El placer de hacer bien hecho

Publicado por Sebastião Verly 12 de septiembre de 2012

 

Confucio decía que al hombre que le gusta su trabajo no trabaja un día de su vida. Trabajar, o en latín tripaliare, que ven de tripalio, un instrumento de tortura. Todos mis trabajos, de niño hasta hoy, fueron y son hechos con mucho amor y una necesidad soberana de hacer las cosas bien hechas. Dicen que el perfeccionismo es un grave defecto, pero siempre logro concluir mis obligaciones con la satisfacción de haber hecho lo mejor que pude.

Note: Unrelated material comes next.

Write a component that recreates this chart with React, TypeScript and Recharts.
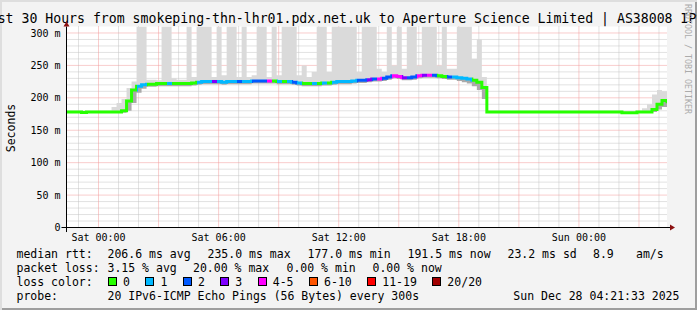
import React from "react";
import {
  ComposedChart,
  Area,
  Line,
  XAxis,
  YAxis,
  CartesianGrid,
  ReferenceLine,
  ReferenceDot,
} from "recharts";

// 15 minute bins, time in hours relative to Sat 00:00 (graph starts Fri 22:24)
const START_HOUR = -1.6;
const BIN_HOURS = 0.25;

// median rtt in ms per bin
const medianRtt = [
  178, 178, 178, 177.5, 178, 178, 178, 178, 178, 178,
  178, 180, 195, 212, 218, 220, 221, 221, 222, 222,
  222, 222, 222, 222, 222, 223, 224,
  225, 225, 225, 225, 224, 225, 225, 225, 225, 225, 226, 226, 226, 226, 226, 225, 225, 225,
  224, 223, 222, 222, 222, 222, 223, 223,
  224, 225, 225, 225, 226,
  227, 227, 228, 229, 229, 230, 232, 234, 233, 231, 231, 232, 234,
  235, 235, 235, 234, 233, 232, 232, 231, 230, 229, 227, 224, 216,
  178, 178, 178, 178, 178, 178, 178, 178, 178,
  178, 178, 178, 178, 178, 178, 178, 178, 178,
  178, 178, 178, 178, 178, 178, 178, 178, 178,
  177, 177, 177,
  178, 178, 178,
  182, 190, 196, 191.5,
];

// smoke: slowest ping per bin
const smokeHi = [
  179, 179, 179, 179, 179, 179, 179, 179, 179,
  186, 192, 198, 215, 225,
  310, 310, 228, 228, 227, 310, 310, 230, 228, 228,
  310, 232, 310, 310, 310, 232, 310, 235, 310, 310,
  232, 310, 232, 235, 310, 310, 232, 310, 235, 310,
  310, 310, 235, 250, 232, 240, 310, 310, 240, 310,
  310, 310, 310, 310, 240, 310, 310, 310, 245, 240,
  310, 250, 310, 245, 310, 310, 250, 310, 310, 310,
  250, 310, 245, 245, 310, 310, 310, 260, 290, 232,
  179, 179, 179, 179, 179, 179, 179, 179, 179, 179,
  179, 179, 179, 179, 179, 179, 179, 179, 179, 179,
  179, 179, 179, 179, 179, 179, 179, 179, 179, 179,
  179,
  184, 190, 205, 212, 210, 205,
];

// smoke: fastest ping per bin
const smokeLo = [
  177, 177, 177, 177, 177, 177, 177, 177, 177, 177, 177, 177,
  180, 192, 208, 214,
  217, 217, 218, 218, 218, 218, 218, 218, 218, 219, 220,
  221, 221, 221, 221, 220, 221, 221, 221, 221, 221, 222, 222, 222, 222, 222, 221, 221, 221,
  220, 219, 218, 218, 218, 218, 219, 219,
  220, 221, 221, 221, 222,
  223, 223, 224, 225, 225, 226, 228, 230, 229, 227, 227, 228, 230,
  231, 231, 231, 230, 229, 228, 228, 226, 224, 222, 218, 212, 198,
  177, 177, 177, 177, 177, 177, 177, 177, 177,
  177, 177, 177, 177, 177, 177, 177, 177, 177,
  177, 177, 177, 177, 177, 177, 177, 177, 177,
  176, 176, 176,
  177, 177, 177, 178, 182, 186, 186,
];

// lost pings out of 20 per bin
const lostPings = [
  0, 0, 0, 0, 0, 0, 0, 0, 0, 0, 0, 0, 0, 0,
  1, 1, 0, 0, 0, 0, 1, 0, 0, 0,
  0, 0, 1, 1, 1, 3, 1, 1, 1, 1,
  2, 1, 1, 2, 2, 2, 4, 0, 1, 0,
  1, 2, 1, 0, 0, 1, 0, 1, 0, 1,
  1, 1, 1, 1, 2, 2, 3, 2, 4, 2,
  2, 4, 4, 3, 2, 2, 4, 3, 4, 2,
  0, 0, 2, 1, 1, 1, 1, 0, 0, 0,
  0, 0, 0, 0, 0, 0, 0, 0, 0, 0,
  0, 0, 0, 0, 0, 0, 0, 0, 0, 0,
  0, 0, 0, 0, 0, 0, 0, 0, 0, 0,
  0, 0, 0, 0, 0, 0, 0,
];

const lossLabels = ["0", "1", "2", "3", "4-5", "6-10", "11-19", "20/20"];
const lossColors = ["#26ff00", "#00b8ff", "#0059ff", "#7e00ff", "#ff00ff", "#ff5500", "#ff0000", "#a10000"];
const lossUpper = [0, 1, 2, 3, 5, 10, 19, 20];

const xTicks = [0, 6, 12, 18, 24];
const xTickLabels = ["Sat 00:00", "Sat 06:00", "Sat 12:00", "Sat 18:00", "Sun 00:00"];
const yTicks = [0, 50, 100, 150, 200, 250, 300];

const X_MIN = -1.6;
const X_MAX = 28.4;
const Y_MAX = 310;

const MONO = '"DejaVu Sans Mono", monospace';

const lossColor = (n: number) => lossColors[lossUpper.findIndex((u) => n <= u)];

const data = medianRtt.map((m, i) => ({
  t: START_HOUR + i * BIN_HOURS,
  med: m,
  lo: smokeLo[i],
  hi: smokeHi[i],
  loss: lostPings[i],
}));

const minorHours = Array.from({ length: 30 }, (_, i) => i - 1).filter((h) => h % 3 !== 0);
const majorHours = Array.from({ length: 10 }, (_, i) => i * 3);
const minorMs = Array.from({ length: 30 }, (_, i) => (i + 1) * 10).filter((v) => v % 50 !== 0);
const majorMs = [50, 100, 150, 200, 250, 300];

const row: React.CSSProperties = {
  position: "absolute",
  fontFamily: MONO,
  fontSize: 11.5,
  lineHeight: "14px",
  whiteSpace: "pre",
  color: "#000",
};

const Txt = ({ x, y, children }: { x: number; y: number; children: React.ReactNode }) => (
  <div style={{ ...row, left: x, top: y }}>{children}</div>
);

export default function App() {
  const t0 = data[0].t;
  const span = data[data.length - 1].t - t0;
  const stops = data.slice(0, -1).flatMap((d, i) => {
    const c = lossColor(d.loss);
    return [
      <stop key={`a${i}`} offset={(d.t - t0) / span} stopColor={c} />,
      <stop key={`b${i}`} offset={(data[i + 1].t - t0) / span} stopColor={c} />,
    ];
  });

  return (
    <div
      style={{
        position: "fixed",
        left: 0,
        top: 0,
        width: 697,
        height: 310,
        overflow: "hidden",
        background: "#f3f3f3",
        boxShadow: "inset 2px 2px 0 #dedede, inset -2px -2px 0 #9e9e9e",
      }}
    >
      <div
        style={{
          position: "absolute",
          left: 347,
          top: 11.8,
          transform: "translateX(-50%)",
          fontFamily: MONO,
          fontSize: 13.2,
          lineHeight: "13.2px",
          whiteSpace: "pre",
          color: "#000",
        }}
      >
        Last 30 Hours from smokeping-thn-lhr01.pdx.net.uk to Aperture Science Limited | AS38008 IPv6
      </div>
      <div
        style={{
          position: "absolute",
          left: 683,
          top: 4,
          writingMode: "vertical-rl",
          fontFamily: MONO,
          fontSize: 8.3,
          lineHeight: "10px",
          color: "#ababab",
          whiteSpace: "pre",
        }}
      >
        RRDTOOL / TOBI OETIKER
      </div>
      <div
        style={{
          position: "absolute",
          left: 10.5,
          top: 127.5,
          transform: "translate(-50%, -50%) rotate(-90deg)",
          fontFamily: MONO,
          fontSize: 11.5,
          whiteSpace: "pre",
          color: "#000",
        }}
      >
        Seconds
      </div>

      <div style={{ position: "absolute", left: 0, top: 0 }}>
        <ComposedChart
          width={697}
          height={310}
          data={data}
          margin={{ top: 26.5, right: 30, left: 6.5, bottom: 62.5 }}
        >
          <defs>
            <linearGradient id="lossGrad" x1="0" y1="0" x2="1" y2="0">
              {stops}
            </linearGradient>
          </defs>
          <CartesianGrid fill="#ffffff" stroke="none" horizontal={false} vertical={false} />
          <XAxis
            dataKey="t"
            type="number"
            domain={[X_MIN, X_MAX]}
            allowDataOverflow
            ticks={xTicks}
            tickFormatter={(v: number) => xTickLabels[xTicks.indexOf(v)]}
            axisLine={false}
            tickLine={false}
            tickSize={2}
            tickMargin={4}
            height={20}
            tick={{ fontFamily: MONO, fontSize: 10, fill: "#000" }}
          />
          <YAxis
            type="number"
            domain={[0, Y_MAX]}
            allowDataOverflow
            ticks={yTicks}
            tickFormatter={(v: number) => (v === 0 ? "0" : `${v} m`)}
            axisLine={false}
            tickLine={false}
            tickSize={2}
            tickMargin={4}
            width={60}
            tick={{ fontFamily: MONO, fontSize: 10, fill: "#000" }}
          />
          {minorHours.map((h) => (
            <ReferenceLine key={`vh${h}`} x={h} stroke="#c4c4c4" strokeDasharray="1 1" zIndex={-50} />
          ))}
          {minorMs.map((v) => (
            <ReferenceLine key={`hm${v}`} y={v} stroke="#c4c4c4" strokeDasharray="1 1" zIndex={-50} />
          ))}
          {majorHours.map((h) => (
            <ReferenceLine key={`vM${h}`} x={h} stroke="#f29a9a" strokeDasharray="1 1" zIndex={-40} />
          ))}
          {majorMs.map((v) => (
            <ReferenceLine key={`hM${v}`} y={v} stroke="#f29a9a" strokeDasharray="1 1" zIndex={-40} />
          ))}
          <Area
            dataKey={(d: any) => [d.med, d.hi]}
            type="stepAfter"
            stroke="none"
            fill="#dadada"
            fillOpacity={1}
            isAnimationActive={false}
            dot={false}
            activeDot={false}
          />
          <Area
            dataKey={(d: any) => [d.lo, d.med]}
            type="stepAfter"
            stroke="none"
            fill="#aaaaaa"
            fillOpacity={1}
            isAnimationActive={false}
            dot={false}
            activeDot={false}
          />
          <Line
            dataKey="med"
            type="stepAfter"
            stroke="url(#lossGrad)"
            strokeWidth={3}
            dot={false}
            activeDot={false}
            isAnimationActive={false}
          />
          <ReferenceLine
            segment={[{ x: -1.85, y: 0 }, { x: 28.55, y: 0 }]}
            stroke="#000"
            ifOverflow="visible"
            zIndex={600}
          />
          <ReferenceLine
            segment={[{ x: X_MIN, y: -7 }, { x: X_MIN, y: Y_MAX }]}
            stroke="#000"
            ifOverflow="visible"
            zIndex={600}
          />
          <ReferenceDot
            x={28.55}
            y={0}
            ifOverflow="visible"
            zIndex={600}
            shape={(p: any) => (
              <polygon
                points={`${p.cx},${p.cy - 3} ${p.cx + 5},${p.cy} ${p.cx},${p.cy + 3}`}
                fill="#8b1010"
              />
            )}
          />
          <ReferenceDot
            x={X_MIN}
            y={Y_MAX}
            ifOverflow="visible"
            zIndex={600}
            shape={(p: any) => (
              <polygon
                points={`${p.cx - 3},${p.cy} ${p.cx},${p.cy - 5} ${p.cx + 3},${p.cy}`}
                fill="#8b1010"
              />
            )}
          />
        </ComposedChart>
      </div>

      <Txt x={16.5} y={246.5}>median rtt:</Txt>
      <Txt x={107.5} y={246.5}>206.6 ms avg</Txt>
      <Txt x={207.5} y={246.5}>235.0 ms max</Txt>
      <Txt x={307.5} y={246.5}>177.0 ms min</Txt>
      <Txt x={407.5} y={246.5}>191.5 ms now</Txt>
      <Txt x={507.5} y={246.5}>23.2 ms sd</Txt>
      <Txt x={593} y={246.5}>8.9</Txt>
      <Txt x={636} y={246.5}>am/s</Txt>

      <Txt x={16.5} y={260.5}>packet loss:</Txt>
      <Txt x={107.5} y={260.5}>3.15 % avg</Txt>
      <Txt x={193} y={260.5}>20.00 % max</Txt>
      <Txt x={286.5} y={260.5}>0.00 % min</Txt>
      <Txt x={372.5} y={260.5}>0.00 % now</Txt>

      <Txt x={16.5} y={274.5}>loss color:</Txt>
      <div style={{ ...row, left: 108, top: 274.5, display: "flex", alignItems: "center" }}>
        {lossLabels.map((l, i) => (
          <React.Fragment key={l}>
            <span
              style={{
                display: "inline-block",
                width: 7,
                height: 7,
                border: "1px solid #000",
                background: lossColors[i],
                marginRight: 6,
              }}
            />
            <span style={{ marginRight: 15.5 }}>{l}</span>
          </React.Fragment>
        ))}
      </div>

      <Txt x={16.5} y={288.5}>probe:</Txt>
      <Txt x={107.5} y={288.5}>20 IPv6-ICMP Echo Pings (56 Bytes) every 300s</Txt>
      <Txt x={513.3} y={288.5}>Sun Dec 28 04:21:33 2025</Txt>
    </div>
  );
}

Es por eso que me gusta narrar mis experiencias. Estoy atento a las dosis de vanidad, que mis mejores amigos dicen ser un sentimiento natural humano y por lo tanto, pertinente a todos nosotros, pero quiero contar más de sesenta años de vida de trabajo serio. Probablemente contaré historias muy simples, pero en esencia traen excelentes recuerdos.

Quiero contar, por ejemplo, sobre los tiempos en que fui recauchador en una gasolinera al lado del camino, en la salida de mi pequeña ciudad, Pompéu, en Minas Gerais, en este país donde es común que los niños tengan que trabajar para poder sobrevivir.

En el Posto Jussara, en el año 1955, yo trabajaba con orgullo y placer. Sea como bombero, lavador de autos o recauchador. Hoy cuento mi actuación como recauchador. ¡Yo quería ser el mejor recauchador del mundo! Y aún más, quería agotar todos los aprendizajes que me propiciaba la función de recauchador.

Con catorce años de edad yo tenía una fuerza impresionante y un estilo aún mayor. Aprendí a cambiar los grandes neumáticos traseros de tractor y mientras estaban vacíos – yo solo – lograba levantarlos junto al muro y calcular el punto en que la válvula debería quedar para colocar el tercio de agua necesario para estabilizar la máquina.

Dejaba todo listo y dispuesto para acoplar y atornillar en el tractor con la ayuda del operador cuando él llegase al puesto para llevar la máquina. A mí me gustaba mostrarle a todos los que pasasen por ahí la manera que descubrí para ejecutar solo una tarea aparentemente tan compleja.

Yo hacía las reparaciones de la cámara de aire como un artista: raspaba cuidadosamente el caucho, pasaba el pegamento y recortaba el “retazo” especial. Lo colocaba en la chapa caliente de la máquina y le pasaba talco sin perfume por encima. Me mantenía alerta para esperar los justos diez minutos de cocimiento, apagar la máquina, dejar enfriar y retirar la cámara perfecta, como había salido de la fábrica. La llenaba de aire, la llevaba al tanque lleno de agua y comprobaba que la pieza estaba perfecta. Sí, un remedio perfecto. El niño con exagerada confianza simplemente decía para el dueño de la cámara: señor, si me muestra dónde hice el reparo el trabajo es gratis, ¡no paga por el arreglo! Todos tuvieron que pagar, porque ni siquiera yo podría haber dicho dónde hice el reparo.

Un día apareció por la ciudad un humilde conductor desempleado venido de una localidad mayor, sólo me acuerdo que lo conocíamos como Maruco. Fue él quien me enseñó a hacer remiendos. El remiendo era hecho de neumáticos viejos recortados para ser usados como protección en el interior de los neumáticos que rodaban con algún corte para que él no “mordiese” la cámara de aire y la perforara.

Con la orientación del forastero mandé a hacer una herramienta de corte, curva, con dos puños de madera en las extremidades, compré dos cuchillos de pescar bien grandes y cuando no tenía nada que hacer me dedicaba a la confección de remiendos. Con la nueva herramienta que desarrollé, desbastaba el caucho de las cámaras de aire de camión, después completaba con el cuchillo el acabamiento fino para que la pieza se ajustara perfectamente, sin bordes o aristas, dentro de los neumáticos.

Era un dinero extra que yo juntaba para darle regalos a mi madre en su cumpleaños y en navidad. En ese tiempo, felizmente, por lo menos en interior, no teníamos televisión, y no existía la costumbre de dar regalos en el día de las madres.

Todavía hoy, recuerdo las palabras y elogios de los camioneros que me compraban el producto cuando llegaban a la exageración de decir: “llega a doler poner una pieza tan bien hecha a rodar dentro de un neumático viejo”.

Yo guardaba el pago en el bolsillo, mientras lo que más me agradaba era el placer de hacer bien hecho. Este mismo orgullo tengo hoy día, con más de setenta años, al narrar mis experiencias como trabajador manual hace más de medio siglo.